Hall, a recreational figure skater for 20 years, is conducting the research with fellow graduate student Vaughn Gzenda under the supervision of Vakhtang Putkaradze.
In the first of two studies, the scientists note that previous research has looked at the two-dimensional physics of figure skating, but their new model is the first to use nonholonomic mechanics, or mechanics with constraints, to show how a body moves on ice in three dimensions.
“It turns out that we can solve this problem by hand, which is incredible because equations in nonholonomic mechanics are very complex,” said Putkaradze, who is currently the senior director of science and technology with ATCO’s Transformation Team.
The second, upcoming study includes a library of all the various movements and trajectories a skater can take.
“The fact that the equations of motion are integrable, or completely solvable, is most surprising,” said Gzenda. “Mechanical systems with nonholonomic constraints which are also integrable are exceedingly rare. There is a relatively short list of known examples—one example is a symmetrical rolling ball.
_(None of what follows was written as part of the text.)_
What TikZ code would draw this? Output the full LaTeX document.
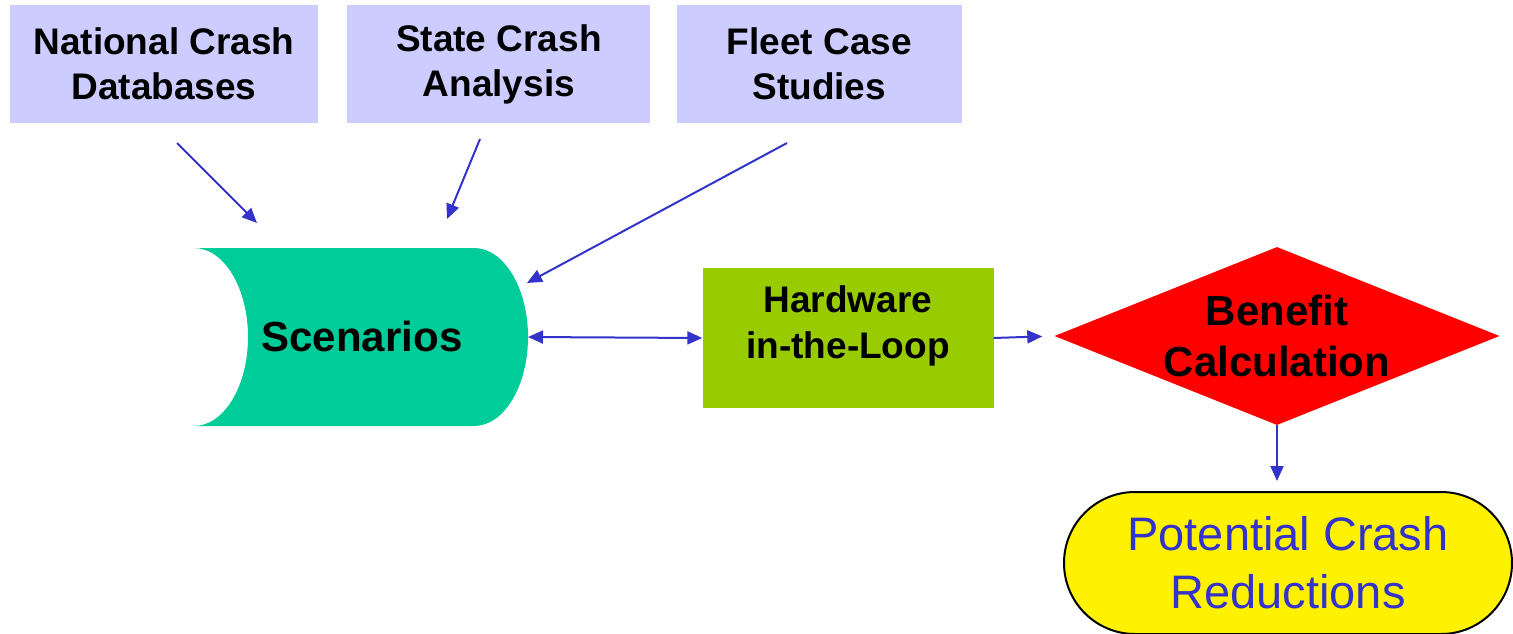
\documentclass[tikz,border=0pt]{standalone}
\usepackage{fontspec}
\setmainfont{Liberation Sans}
\usetikzlibrary{positioning,arrows.meta,shapes.geometric}
\definecolor{srcblue}{RGB}{204,204,255}
\definecolor{scengreen}{RGB}{0,204,153}
\definecolor{hilgreen}{RGB}{153,204,0}
\definecolor{flowblue}{RGB}{51,51,204}
\tikzset{
  srcbox/.style={fill=srcblue, align=center, inner sep=0pt, minimum height=118pt, font=\bfseries\fontsize{37}{45}\selectfont},
  scenlabel/.style={align=center, font=\bfseries\fontsize{42}{50}\selectfont},
  hwbox/.style={fill=hilgreen, minimum width=291pt, minimum height=140pt, inner sep=0pt},
  hwlabel/.style={align=center, font=\bfseries\fontsize{37}{46}\selectfont},
  decision/.style={diamond, fill=red, aspect=2.5, minimum width=445pt, minimum height=178pt, inner sep=0pt, align=center, font=\bfseries\fontsize{42}{51}\selectfont},
  outcome/.style={draw=black, line width=2pt, fill=yellow, rounded corners=71pt, minimum width=448pt, minimum height=142pt, text=flowblue, align=center, font=\fontsize{47}{58}\selectfont},
  arrow/.style={-{Triangle[length=15pt,width=13pt]}, line width=2pt, flowblue},
  twoway/.style={{Triangle[length=15pt,width=13pt]}-{Triangle[length=15pt,width=13pt]}, line width=2pt, flowblue}
}
\begin{document}
\begin{tikzpicture}[x=1pt, y=-1pt]
  \useasboundingbox (0,0) rectangle (1513,634);
  % data sources
  \node[srcbox, minimum width=308pt] (nat) at (164,64) {National Crash\\Databases};
  \node[srcbox, minimum width=303pt, right=29pt of nat] (state) {State Crash\\Analysis};
  \node[srcbox, minimum width=285pt, right=26pt of state] (fleet) {Fleet Case\\Studies};
  % scenario store
  \fill[scengreen] (194,248) -- (474,248)
    .. controls (504,248) and (528,288) .. (528,337) coordinate (scenE)
    .. controls (528,386) and (504,426) .. (474,426) -- (194,426)
    .. controls (224,426) and (248,386) .. (248,337)
    .. controls (248,288) and (224,248) .. (194,248) -- cycle;
  \node[scenlabel] (scen) at (362,336) {Scenarios};
  \node[hwbox] (hw) at (848,338) {};
  \node[hwlabel] (hwtxt) at ([yshift=12pt]hw.center) {Hardware\\in-the-Loop};
  \node[decision] (ben) at (1277,336) {Benefit\\Calculation};
  \node[outcome] (pot) at (1288,563) {Potential Crash\\Reductions};
  % arrow ends
  \coordinate (natA) at (177,143);  \coordinate (natB) at (257,223);
  \coordinate (stateA) at (480,139); \coordinate (stateB) at (447,219);
  \coordinate (fleetA) at (787,143); \coordinate (fleetB) at (527,283);
  \foreach \a/\b in {natA/natB,stateA/stateB,fleetA/fleetB}{\draw[arrow] (\a) -- (\b);}
  \draw[twoway] (scenE) -- (hw.west);
  \draw[arrow, shorten >=12pt] (hw.east) -- (ben.west);
  \draw[arrow, shorten >=10pt] (ben.south) -- (ben.south |- pot.north);
\end{tikzpicture}
\end{document}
Another is how a sleigh moves along a surface.
“Our model is, as far as we know, the newest on this list.”
“Figure skating inspired this research project, and now the project inspires me when I’m on the ice,” she said. “I’ve had a very different approach to skating throughout my career—probably because my head just thinks this way. Now we’ve built a simulation and I can see, on paper, how to shift my body.”
In addition to inspiration on the ice, the research has potential practical applications for skaters and trainers alike, Putkaradze noted.
“This would be a great way to understand how people train and could contribute to better figure skating training,” he said.
It could also help skaters avoid common injuries like spiral fractures in the lower leg.
“This could potentially apply to blade or boot design, or even technique to avoid these injuries,” added Hall.
The first study, “Integrability and Chaos in Figure Skating,” by Gzenda and Putkaradze, was published in the Journal of Nonlinear Sciences.